Because their maps put Jerusalem at the heart of the world, I had hoped to find signs of my smith there, but I was following a fading song. The only smiths I found were shoeing crusader horses or repairing crusader arms. In Vienna I heard at last of a Norseman who had explored the farther reaches of the world's edge and might know where to find the Nihrainian smith.
My journey through the Balkans was rarely eventful. I was soon in the Dalmatian hinterland, where the blood feud was the only real law, and neither Roman, Greek nor Ottoman had much influence. The mountains continued to shelter tribes whose only concession to the Iron Age was to steal whatever they could from those who carried any kind of metal. They used old warped crossbows and spears chiefly and were inaccurate with both. But I had no trouble from them. Only one band of hunters attempted to take my sword from me. Their corpses served to enlighten the others.

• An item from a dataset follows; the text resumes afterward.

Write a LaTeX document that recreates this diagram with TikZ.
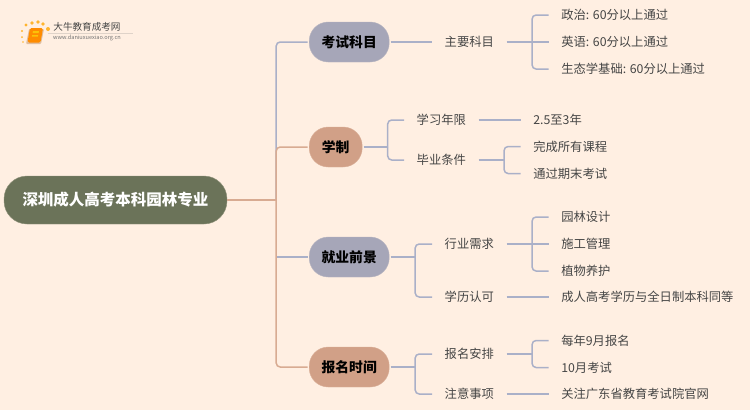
\documentclass[tikz,border=0pt]{standalone}
\usepackage{fontspec}
\setmainfont{Noto Sans CJK SC}
\usetikzlibrary{positioning}
\definecolor{paper}{HTML}{FFEFE2}
\definecolor{bluelink}{HTML}{AAB0C8}
\definecolor{tanlink}{HTML}{D8AB92}
\definecolor{bluecat}{HTML}{A6A6B8}
\definecolor{tancat}{HTML}{D1A087}
\definecolor{rootfill}{HTML}{6B7359}
\definecolor{ink}{HTML}{454545}
\begin{document}
\begin{tikzpicture}[
        x=1pt, y=1pt,
        root/.style={rectangle, draw=rootfill!75!paper, fill=rootfill, rounded corners=23pt, minimum width=223pt, minimum height=48pt, font=\fontsize{15.5}{18}\selectfont\bfseries, text=white},
        bluebox/.style={rectangle, draw=bluecat!80!paper, fill=bluecat, rounded corners=19pt, minimum height=40pt, outer sep=1.5pt, font=\fontsize{13.8}{16}\selectfont\bfseries, text=black},
        tanbox/.style={bluebox, draw=tancat!80!paper, fill=tancat},
        wide/.style={minimum width=80pt},
        narrow/.style={minimum width=53pt},
        topic/.style={inner xsep=12.5pt, inner ysep=0pt, font=\fontsize{12.3}{15}\selectfont, text=ink},
        bluearrow/.style={draw=bluelink, line width=1.5pt, rounded corners=4pt},
        tanarrow/.style={draw=tanlink, line width=1.5pt, rounded corners=4pt}
    ]
        \useasboundingbox[fill=paper] (0,0) rectangle (750,-410);

        % Logo
        \foreach \dotx/\doty/\dotr in {22/-31/1.2, 26/-25/1.6, 32/-23/1.8, 38/-22/1.8, 43/-24/1.8, 48/-29/2, 22/-37/1, 23/-42/.8}
            \fill[orange!70!yellow, opacity=.8] (\dotx,\doty) circle (\dotr);
        \fill[orange!60!black!30!paper, rounded corners=1pt] (29,-29) -- (44,-29) -- (41,-44) -- (26,-44) -- cycle;
        \fill[orange!90!yellow, rounded corners=1.5pt] (30,-28) -- (43,-28) -- (40.5,-42.5) -- (27.5,-42.5) -- cycle;
        \fill[yellow!55!orange] (33,-31) -- (39,-31) -- (38.6,-33) -- (32.6,-33) -- cycle;
        \fill[yellow!55!orange] (32.2,-35) -- (38.2,-35) -- (37.9,-36.5) -- (31.9,-36.5) -- cycle;
        \node[font=\fontsize{9.6}{11}\selectfont, text=ink, inner sep=0pt] (logotitle) at (87,-27) {大牛教育成考网};
        \node[font=\fontsize{5.6}{7}\selectfont, text=gray!90!black, inner sep=0pt, below=3.5pt of logotitle] (logourl) {www.daniuxuexiao.org.cn};
        \draw[gray!25!paper, line width=.6pt] ([xshift=-5pt,yshift=-1.8pt]logotitle.south west) -- ([xshift=12pt,yshift=-1.8pt]logotitle.south east);

        % Root and categories
        \node[root] (root) at (115.5,-200) {深圳成人高考本科园林专业};
        \coordinate[right=49pt of root] (trunk);
        \node[bluebox, wide, right=80.5pt of root, yshift=158pt] (exam) {考试科目};
        \node[tanbox, narrow, right=80.5pt of root, yshift=53pt] (system) {学制};
        \node[bluebox, wide, right=80.5pt of root, yshift=-57pt] (career) {就业前景};
        \node[tanbox, wide, right=80.5pt of root, yshift=-167pt] (signup) {报名时间};

        % Exam side
        \node[topic, right=41.3pt of exam] (subjects) {主要科目};
        \coordinate[right=25.5pt of subjects] (forksubjects);
        \node[topic, right=42pt of subjects, yshift=27pt] (politics) {政治: 60分以上通过};
        \node[topic, right=42pt of subjects] (english) {英语: 60分以上通过};
        \node[topic, right=42pt of subjects, yshift=-27pt] (ecology) {生态学基础: 60分以上通过};

        % System side
        \coordinate[right=24pt of system] (forksystem);
        \node[topic, right=40.3pt of system, yshift=27pt] (years) {学习年限};
        \node[topic, right=40.3pt of system, yshift=-13pt] (graduate) {毕业条件};
        \coordinate[right=25.5pt of graduate] (forkgraduate);
        \node[topic, right=42pt of years] (length) {2.5至3年};
        \node[topic, right=42pt of graduate, yshift=13.5pt] (courses) {完成所有课程};
        \node[topic, right=42pt of graduate, yshift=-13.5pt] (finals) {通过期末考试};

        % Career side
        \coordinate[right=24.5pt of career] (forkcareer);
        \node[topic, right=41.3pt of career, yshift=13pt] (demand) {行业需求};
        \node[topic, right=41.3pt of career, yshift=-40pt] (degree) {学历认可};
        \coordinate[right=25.5pt of demand] (forkdemand);
        \node[topic, right=42pt of demand, yshift=27pt] (design) {园林设计};
        \node[topic, right=42pt of demand] (build) {施工管理};
        \node[topic, right=42pt of demand, yshift=-27pt] (care) {植物养护};
        \node[topic, right=42pt of degree] (equal) {成人高考学历与全日制本科同等};

        % Signup side
        \coordinate[right=24.5pt of signup] (forksignup);
        \node[topic, right=41.3pt of signup, yshift=13pt] (plan) {报名安排};
        \node[topic, right=41.3pt of signup, yshift=-27pt] (notice) {注意事项};
        \coordinate[right=25.5pt of plan] (forkplan);
        \node[topic, right=42pt of plan, yshift=13.5pt] (september) {每年9月报名};
        \node[topic, right=42pt of plan, yshift=-13.5pt] (october) {10月考试};
        \node[topic, right=42pt of notice] (website) {关注广东省教育考试院官网};

        % Links
        \draw[bluearrow] (trunk) |- (exam.west);
        \draw[bluearrow] (trunk |- career) -- (career.west);
        \draw[tanarrow] (root.east) -- (trunk);
        \draw[tanarrow] (trunk) |- (system.west);
        \draw[tanarrow] (trunk) |- (signup.west);

        \draw[bluearrow] (exam.east) -- (subjects.west);
        \draw[bluearrow] (system.east) -- (forksystem);
        \draw[bluearrow] (career.east) -- (forkcareer);
        \draw[bluearrow] (signup.east) -- (forksignup);
        \draw[bluearrow] (subjects.east) -- (english.west);
        \draw[bluearrow] (years.east) -- (length.west);
        \draw[bluearrow] (graduate.east) -- (forkgraduate);
        \draw[bluearrow] (demand.east) -- (build.west);
        \draw[bluearrow] (degree.east) -- (equal.west);
        \draw[bluearrow] (plan.east) -- (forkplan);
        \draw[bluearrow] (notice.east) -- (website.west);

        \foreach \fork/\leaf in {forksubjects/politics, forksubjects/ecology, forksystem/years, forksystem/graduate, forkgraduate/courses, forkgraduate/finals, forkcareer/demand, forkcareer/degree, forkdemand/design, forkdemand/care, forksignup/plan, forksignup/notice, forkplan/september, forkplan/october}
            \draw[bluearrow] (\fork) |- (\leaf.west);
    \end{tikzpicture}
\end{document}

I found warm and welcoming lodging at the famous Priory of the Sacred Egg in Dalmatia. Their matronly prioress told me how Gunnar the Norseman had anchored a month since to make minor repairs at the safe harbor of Isprit on the protected western coast. She had heard it from one of his homebound sailors. Gunnar, tired of slim pickings in the civilized ports, was determined to sail north to the colonies Ericsson and his followers had established there. He was obsessed with an idea about a city made entirely of gold. The sailor, a hardened sea-robber, swore never again to sail under a captain as evil as Gunnar. The man spent an unlikely amount of the time with the confessor and then left, saying he thought he would try his luck in the Holy Land.